Das Kriegsende mit den für die
aktuellen Kontroversen so wichtigen Themen „Flucht“, „Umsiedlung“ und
„Vertreibung“ wird eher gestreift, denn wirklich behandelt. Dabei gäbe es
ausreichende Gründe, dem Thema andere Aspekte abzugewinnen, als die vor
eineinhalb Jahren gezeigte Ausstellung „Erzwungene Wege“, zumal die Experten
auf beiden Seiten einen großen Konsens über das Verständnis dieser bis in die
Gegenwart wirkenden Vorgänge hergestellt haben. Die nun folgende
Nachkriegsepisode scheint in der Sichtweise der Ausstellung im wesentlichen von
Aufmärschen der Landsmannschaften in der BRD, von Willy Brandts Ostpolitik, von
„verordneter Freundschaft“ in der DDR und von „Päckchen für die Solidarność“
und dem polnischen „Ja zur Wiedervereinigung“ gestaltet zu sein. Man mag noch
so viel Verständnis für die Notwendigkeit zu reduzieren aufbringen, die
Einseitigkeit der Darstellung bleibt ein Ärgernis. Sie ignoriert die große
politische Leistung der DDR-Regierung mit der Anerkennung der polnischen
Westgrenze an Oder und Neiße im Juli 1950 genauso wie die Komplexität der
gesellschaftlichen Kontakte zwischen beiden benachbarten Ländern. Das in der
Ausstellung gezeigte Plakat für Frieden und Völkerfreundschaft mag den heutigen
Betrachter in seiner Sprache und Stilistik befremden, es formuliert jedoch den
starken Wunsch vieler Menschen in dieser Zeit - auch in der Bundesrepublik.
Kaum verständlich bleibt der
Hinweis auf die Affäre um den Film „Der Aufenthalt“ nach Hermann Kants Roman
auf der Berlinale 1983. Das klägliche Versagen der polnischen Kulturfunktionäre
vor einem Film, der die zentralen Fragen von Schuld und Verantwortung
thematisierte, wurde nicht weiter erklärt. Es fehlte auch jeder Hinweis auf den
historischen Ursprung dieses Themas, die Bemühungen polnischer und deutscher
Antifaschisten um junge deutsche Soldaten in den Ruinen des befreiten Warschau,
denen sie eine demokratische, am klassischen bürgerlichen Wertekanon
orientierte Erziehung zum Frieden zuteil werden ließen.
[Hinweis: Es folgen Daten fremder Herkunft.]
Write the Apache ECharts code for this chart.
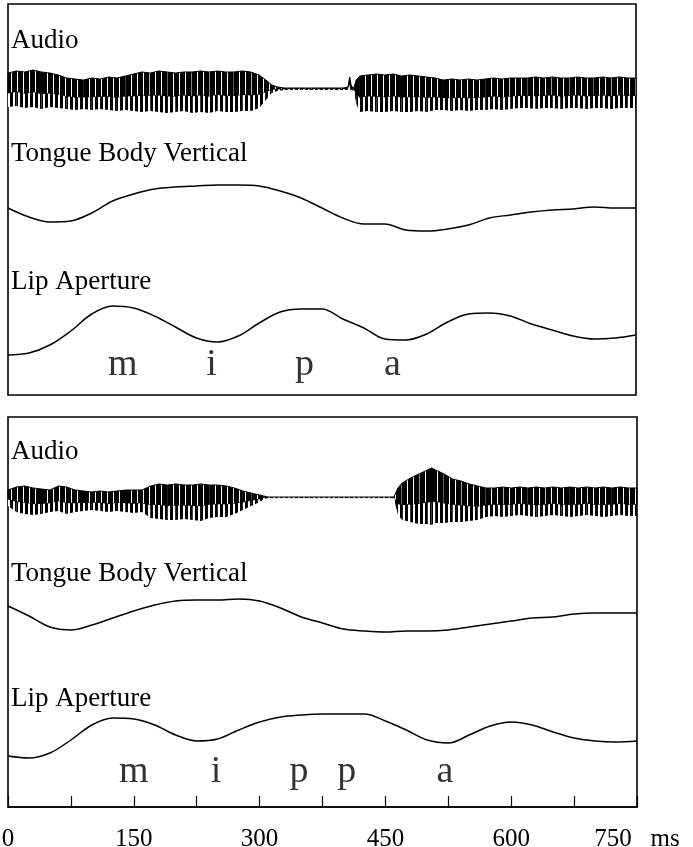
<!DOCTYPE html>
<html>
<head>
<meta charset="utf-8">
<script src="https://cdn.jsdelivr.net/npm/echarts@6/dist/echarts.min.js"></script>
<style>
  html, body { margin: 0; background: #fff; }
  #chart { width: 693px; height: 847px; }
</style>
</head>
<body>
<div id="chart"></div>
<script>
// sample times (ms) for the articulator traces
const curveTimes = [0, 25, 50, 75, 100, 125, 150, 175, 200, 225, 250, 275, 300, 325, 350,
  375, 400, 425, 450, 475, 500, 525, 550, 575, 600, 625, 650, 675, 700, 725, 750];

// upper panel (mipa) - heights in panel units
const tongueTop = [187, 178, 173, 174, 182, 194, 201, 206, 208, 209, 210, 210, 209, 204, 197,
  187, 177, 171, 171, 165, 164, 166, 170, 177, 180, 183, 185, 186, 188, 187, 187];
const lipTop = [40, 42, 50, 64, 81, 89, 87, 79, 68, 57, 53, 59, 72, 83, 86,
  86, 76, 67, 56, 55, 61, 73, 81, 82, 79, 71, 65, 59, 56, 57, 60];

// lower panel (mippa)
const tongueBottom = [201, 191, 180, 177, 182, 189, 196, 202, 206, 207, 207, 208, 206, 199, 190,
  184, 178, 176, 175, 176, 176, 177, 180, 183, 186, 189, 190, 193, 194, 194, 194];
const lipBottom = [51, 49, 54, 67, 82, 89, 88, 82, 72, 66, 68, 77, 85, 90, 92,
  93, 93, 93, 86, 77, 67, 64, 72, 81, 85, 82, 75, 69, 66, 65, 66];

// audio envelopes: time, upper edge, lower edge
const audioTopTimes = [0, 10, 20, 30, 40, 50, 60, 70, 80, 90, 100, 110, 120, 130, 140, 150, 160, 170, 180, 190,
  200, 210, 220, 230, 240, 250, 260, 270, 280, 290, 300, 308, 315, 322, 330, 360, 400, 406, 408, 410, 413, 416,
  420, 430, 440, 450, 460, 470, 480, 490, 500, 510, 520, 530, 540, 550, 560, 570, 580, 590, 600,
  610, 620, 630, 640, 650, 660, 670, 680, 690, 700, 710, 720, 730, 740, 750];
const audioTopHi = [322, 324, 323, 325, 323, 322, 320, 317, 316, 315, 317, 316, 318, 317, 319, 321, 323, 322, 324, 323,
  322, 323, 323, 324, 323, 324, 323, 323, 324, 323, 320, 315, 310, 308, 307, 307, 307, 308, 318, 309, 307, 315,
  319, 320, 321, 320, 321, 319, 320, 319, 318, 317, 315, 316, 315, 316, 315, 316, 317, 316, 317,
  317, 317, 318, 317, 318, 317, 317, 318, 317, 317, 318, 317, 318, 317, 317];
const audioTopLo = [288, 289, 287, 288, 286, 288, 287, 286, 285, 286, 285, 286, 285, 284, 285, 284, 283, 284, 283, 282,
  283, 284, 282, 283, 282, 284, 283, 283, 284, 284, 287, 295, 302, 304, 305, 305, 305, 305, 305, 305, 304, 291,
  283, 284, 283, 283, 284, 283, 283, 284, 283, 285, 285, 284, 285, 284, 285, 285, 286, 285, 286,
  287, 287, 286, 287, 287, 286, 287, 287, 286, 287, 287, 286, 287, 287, 287];

const audioBottomTimes = [0, 10, 20, 30, 40, 50, 60, 70, 80, 90, 100, 110, 120, 130, 140, 150, 160, 170, 180, 190,
  200, 210, 220, 230, 240, 250, 260, 270, 280, 290, 300, 305, 310, 460, 465, 470, 480, 490, 500, 505, 510,
  520, 530, 540, 550, 560, 570, 580, 590, 600, 610, 620, 630, 640, 650, 660, 670, 680, 690, 700,
  710, 720, 730, 740, 750];
const audioBottomHi = [317, 320, 321, 319, 318, 317, 321, 320, 317, 316, 315, 316, 315, 316, 317, 317, 317, 321, 323, 322,
  323, 322, 322, 323, 322, 322, 321, 319, 316, 314, 312, 311, 310, 310, 319, 324, 329, 333, 337, 339, 337,
  333, 328, 326, 323, 321, 319, 319, 320, 319, 320, 319, 320, 319, 320, 319, 320, 319, 320, 319,
  320, 319, 320, 319, 319];
const audioBottomLo = [301, 295, 293, 292, 293, 295, 296, 293, 295, 296, 297, 296, 295, 296, 295, 294, 295, 289, 288, 287,
  287, 288, 287, 286, 289, 290, 290, 293, 297, 301, 305, 308, 309, 309, 292, 287, 285, 283, 283, 282, 284,
  284, 285, 285, 286, 287, 290, 291, 290, 291, 292, 291, 290, 291, 292, 291, 290, 291, 292, 291,
  290, 291, 292, 291, 291];

// phoneme labels
const phonemesTop = ['m', 'i', 'p', 'a'];
const phonemeTopTimes = [137, 243, 354, 459];
const phonemesBottom = ['m', 'i', 'p', 'p', 'a'];
const phonemeBottomTimes = [150, 248, 347, 404, 521];

const serif = 'Liberation Serif, Times New Roman, serif';
const chart = echarts.init(document.getElementById('chart'));

// vertical stripe fills to mimic the pitch pulses of the waveform
function stripes(black, white) {
  const c = document.createElement('canvas');
  c.width = black + white;
  c.height = 4;
  const ctx = c.getContext('2d');
  ctx.fillStyle = '#fff';
  ctx.fillRect(0, 0, c.width, 4);
  ctx.fillStyle = '#000';
  ctx.fillRect(0, 0, black, 4);
  return { image: c, repeat: 'repeat' };
}
const denseFill = stripes(5, 1);
const sparseFill = stripes(3, 2);

function audioSeries(times, hi, lo, idx) {
  return {
    type: 'custom',
    xAxisIndex: idx,
    yAxisIndex: idx,
    data: times.map((t, i) => [t, hi[i], lo[i]]),
    encode: { x: 0, y: [1, 2] },
    renderItem: function (params, api) {
      const i = params.dataIndex;
      if (i >= times.length - 1) return null;
      const j = i + 1;
      // solid-ish core in the upper part, strands below it
      const midI = hi[i] - 0.6 * (hi[i] - lo[i]);
      const midJ = hi[j] - 0.6 * (hi[j] - lo[j]);
      return {
        type: 'group',
        children: [
          {
            type: 'polygon',
            shape: { points: [api.coord([times[i], hi[i]]), api.coord([times[j], hi[j]]),
              api.coord([times[j], midJ]), api.coord([times[i], midI])] },
            style: { fill: denseFill, stroke: '#000', lineWidth: 1 }
          },
          {
            type: 'polygon',
            shape: { points: [api.coord([times[i], midI]), api.coord([times[j], midJ]),
              api.coord([times[j], lo[j]]), api.coord([times[i], lo[i]])] },
            style: { fill: sparseFill }
          }
        ]
      };
    }
  };
}

function traceSeries(values, idx) {
  return {
    type: 'line',
    xAxisIndex: idx,
    yAxisIndex: idx,
    data: curveTimes.map((t, i) => [t, values[i]]),
    smooth: 0.35,
    symbol: 'none',
    lineStyle: { color: '#000', width: 1.5 }
  };
}

function phonemeSeries(names, times, level, idx) {
  return {
    type: 'scatter',
    xAxisIndex: idx,
    yAxisIndex: idx,
    symbolSize: 0,
    data: names.map((n, i) => ({ name: n, value: [times[i], level] })),
    label: {
      show: true,
      position: 'inside',
      formatter: '{b}',
      fontFamily: serif,
      fontSize: 38,
      color: '#000'
    }
  };
}

const titleStyle = { fontFamily: serif, fontSize: 27, fontWeight: 'normal', color: '#000' };
const panelTitles = [
  ['Audio', 27], ['Tongue Body Vertical', 140], ['Lip Aperture', 268],
  ['Audio', 438], ['Tongue Body Vertical', 560], ['Lip Aperture', 685]
];

chart.setOption({
  animation: false,
  backgroundColor: '#fff',
  title: panelTitles.map(p => ({ text: p[0], left: 11, top: p[1], padding: 0, textStyle: titleStyle })),
  grid: [
    { left: 8, top: 4, width: 628, height: 391, outerBoundsMode: 'none',
      show: true, borderColor: '#000', borderWidth: 1.6 },
    { left: 8, top: 417, width: 629, height: 390, outerBoundsMode: 'none',
      show: true, borderColor: '#000', borderWidth: 1.6 }
  ],
  xAxis: [
    { gridIndex: 0, type: 'value', min: 0, max: 750, show: false },
    {
      gridIndex: 1, type: 'value', min: 0, max: 750, interval: 75,
      axisLine: { show: true, lineStyle: { color: '#000', width: 1.6 } },
      axisTick: { show: true, inside: true, length: 11, lineStyle: { color: '#000', width: 1.2 } },
      splitLine: { show: false },
      axisLabel: {
        margin: 20,
        fontFamily: serif,
        fontSize: 25,
        color: '#000',
        formatter: v => (v % 150 !== 0 ? '' : (v === 750 ? '750   ms' : String(v)))
      }
    }
  ],
  yAxis: [
    { gridIndex: 0, type: 'value', min: 0, max: 391, show: false },
    { gridIndex: 1, type: 'value', min: 0, max: 390, show: false }
  ],
  series: [
    audioSeries(audioTopTimes, audioTopHi, audioTopLo, 0),
    traceSeries(tongueTop, 0),
    traceSeries(lipTop, 0),
    phonemeSeries(phonemesTop, phonemeTopTimes, 30, 0),
    audioSeries(audioBottomTimes, audioBottomHi, audioBottomLo, 1),
    traceSeries(tongueBottom, 1),
    traceSeries(lipBottom, 1),
    phonemeSeries(phonemesBottom, phonemeBottomTimes, 35, 1)
  ]
});
</script>
</body>
</html>
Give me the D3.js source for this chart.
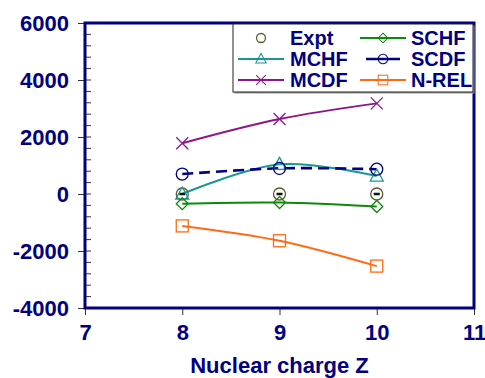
<!DOCTYPE html>
<html>
<head>
<meta charset="utf-8">
<script src="https://cdn.jsdelivr.net/npm/d3@7"></script>
<style>
  body { margin: 0; background: #fff; }
  svg { display: block; font-family: 'Liberation Sans', Arial, sans-serif; }
</style>
</head>
<body>
<svg id="chart" width="485" height="378"></svg>
<script>
// values
const charges = [8, 9, 10];
const expt = [0, 0, 0];
const mchf = [0, 1040, 630];
const mcdf = [1780, 2630, 3180];
const schf = [-340, -300, -440];
const scdf = [700, 900, 870];
const nrel = [-1120, -1640, -2530];
const yTicks = [-4000, -2000, 0, 2000, 4000, 6000];
const xTicks = [7, 8, 9, 10, 11];

const Navy = '#000080';
const margin = { left: 85, top: 23, right: 11, bottom: 70 };
const width = 485 - margin.left - margin.right;
const height = 378 - margin.top - margin.bottom;

const x = d3.scaleLinear().domain([7, 11]).range([0, width]);
const y = d3.scaleLinear().domain([-4000, 6000]).range([height, 0]);

const series = [
  { name: 'Expt', values: expt, color: '#5c5c2e', marker: 'expt', line: false },
  { name: 'MCHF', values: mchf, color: '#1a9696', marker: 'triangle', line: true },
  { name: 'MCDF', values: mcdf, color: '#8c168c', marker: 'cross', line: true },
  { name: 'SCHF', values: schf, color: '#0b8a0b', marker: 'diamond', line: true },
  { name: 'SCDF', values: scdf, color: Navy, marker: 'circle', line: true, dash: '11,6', width: 2.6 },
  { name: 'N-REL', values: nrel, color: '#ff6a14', marker: 'square', line: true }
];

const svg = d3.select('#chart');
const g = svg.append('g').attr('transform', `translate(${margin.left},${margin.top})`);

// minor ticks on the y axis (inside)
g.append('g').selectAll('line')
  .data(d3.range(-4000, 6001, 400))
  .enter().append('line')
    .attr('x1', 0).attr('x2', 6)
    .attr('y1', d => y(d)).attr('y2', d => y(d))
    .attr('stroke', '#333').attr('stroke-width', 1);

const yAxis = g.append('g')
  .call(d3.axisLeft(y).tickValues(yTicks).tickFormat(d => String(d)).tickSize(7).tickPadding(9));
const xAxis = g.append('g')
  .attr('transform', `translate(0,${height})`)
  .call(d3.axisBottom(x).tickValues(xTicks).tickFormat(d => String(d)).tickSize(7).tickPadding(9));

[yAxis, xAxis].forEach(a => {
  a.select('.domain').remove();
  a.selectAll('.tick line').attr('stroke', '#333');
  a.selectAll('.tick text')
    .attr('fill', Navy)
    .style('font-size', '22px')
    .style('font-weight', 'bold')
    .style('font-family', "'Liberation Sans', Arial, sans-serif");
});
yAxis.selectAll('.tick text').attr('dy', '0.36em');

// frame
g.append('rect')
  .attr('width', width).attr('height', height)
  .attr('fill', 'none').attr('stroke', Navy).attr('stroke-width', 3);

const line = d3.line()
  .x((d, i) => x(charges[i]))
  .y(d => y(d))
  .curve(d3.curveCatmullRom.alpha(0));

const drawMarker = (sel, s, cx, cy) => {
  const m = sel.append('g').attr('transform', `translate(${cx},${cy})`);
  const stroke = { fill: 'none', stroke: s.color, 'stroke-width': 1.3 };
  const apply = el => Object.entries(stroke).forEach(([k, v]) => el.attr(k, v));
  switch (s.marker) {
    case 'expt':
      apply(m.append('circle').attr('r', 6));
      m.append('line').attr('x1', -3).attr('x2', 3).attr('stroke', '#111').attr('stroke-width', 2.5);
      break;
    case 'triangle':
      apply(m.append('path').attr('d', 'M0,-7L6.5,5L-6.5,5Z'));
      break;
    case 'cross':
      apply(m.append('path').attr('d', 'M-6,-6L6,6M-6,6L6,-6'));
      break;
    case 'diamond':
      apply(m.append('path').attr('d', 'M0,-6L6,0L0,6L-6,0Z'));
      break;
    case 'circle':
      apply(m.append('circle').attr('r', 6));
      break;
    case 'square':
      apply(m.append('rect').attr('x', -6).attr('y', -6).attr('width', 12).attr('height', 12));
      break;
  }
};

const plot = g.append('g');
series.filter(s => s.line).forEach(s => {
  plot.append('path')
    .datum(s.values)
    .attr('d', line)
    .attr('fill', 'none')
    .attr('stroke', s.color)
    .attr('stroke-width', s.width || 2)
    .attr('stroke-dasharray', s.dash || null);
});
series.forEach(s => {
  s.values.forEach((v, i) => drawMarker(plot, s, x(charges[i]), y(v)));
});

// legend (column-major, three rows)
const legend = svg.append('g').attr('transform', 'translate(233,24)');
legend.append('rect')
  .attr('x', 1.5).attr('y', 1.5).attr('width', 240).attr('height', 68)
  .attr('fill', '#999');
legend.append('rect')
  .attr('width', 240).attr('height', 68)
  .attr('fill', '#fff').attr('stroke', '#222').attr('stroke-width', 1);

const cols = [{ x0: 5, text: 57 }, { x0: 127, text: 178 }];
series.forEach((s, i) => {
  const col = cols[Math.floor(i / 3)];
  const row = i % 3;
  const cy = 14 + row * 21;
  const item = legend.append('g');
  if (s.line) {
    const short = s.dash ? 6 : 0;
    item.append('line')
      .attr('x1', col.x0 + short).attr('x2', col.x0 + 46 - short)
      .attr('y1', cy).attr('y2', cy)
      .attr('stroke', s.color).attr('stroke-width', s.width || 2);
  }
  if (s.marker === 'expt') {
    item.append('circle')
      .attr('cx', col.x0 + 23).attr('cy', cy).attr('r', 4.5)
      .attr('fill', 'none').attr('stroke', s.color).attr('stroke-width', 1.3);
  } else {
    const m = item.append('g').attr('transform', `translate(${col.x0 + 23},${cy}) scale(0.8)`);
    drawMarker(m, s, 0, 0);
  }
  item.append('text')
    .attr('x', col.text).attr('y', cy)
    .attr('dy', '0.36em')
    .attr('fill', Navy)
    .style('font-size', '20px')
    .style('font-weight', 'bold')
    .text(s.name);
});

// axis title
svg.append('text')
  .attr('x', margin.left + width / 2)
  .attr('y', 373)
  .attr('text-anchor', 'middle')
  .attr('fill', Navy)
  .style('font-size', '22px')
  .style('font-weight', 'bold')
  .text('Nuclear charge Z');
</script>
</body>
</html>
Schließlich ist darauf hinzuweisen, dass es auch in der BRD einen (außerparlamentarischen) Widerstand gegen den Mief der Restauration und des Revisionismus der staatstragenden Parteien Union, SPD und FDP gab, der sich zwar bis Ende der 1960 er Jahre nicht durchsetzen konnte, ohne den aber die politische Klasse der BRD den von den westlichen Verbündeten dringend geforderten Politikwandel gegenüber den sozialistischen Ländern noch später vollzogen hätte. So endet die Ausstellung letztlich mit der Verneinung ihrer eigenen, allerdings kaum ausgeführten Anfänge, indem sie das Fortdauern des deutsch-polnischen Gegensatzes nach Kriegsende nicht etwa mit seinen nicht beseitigten Ursachen, dem fortwährenden Festhalten am „Reich“, sondern mit dem Kalten Krieg und der kommunistischen Politik in Osteuropa zu erklären versucht. Etwas ratlos stehen wir schließlich vor Miroslaw Kloses Fußballschuhen: Welche Hoffnung soll mit dieser ihrer historischen Zusammenhänge weitgehend entkleideten Ausstellung eigentlich ausgedrückt werden? Am 6. September wird die Ausstellung geschlossen.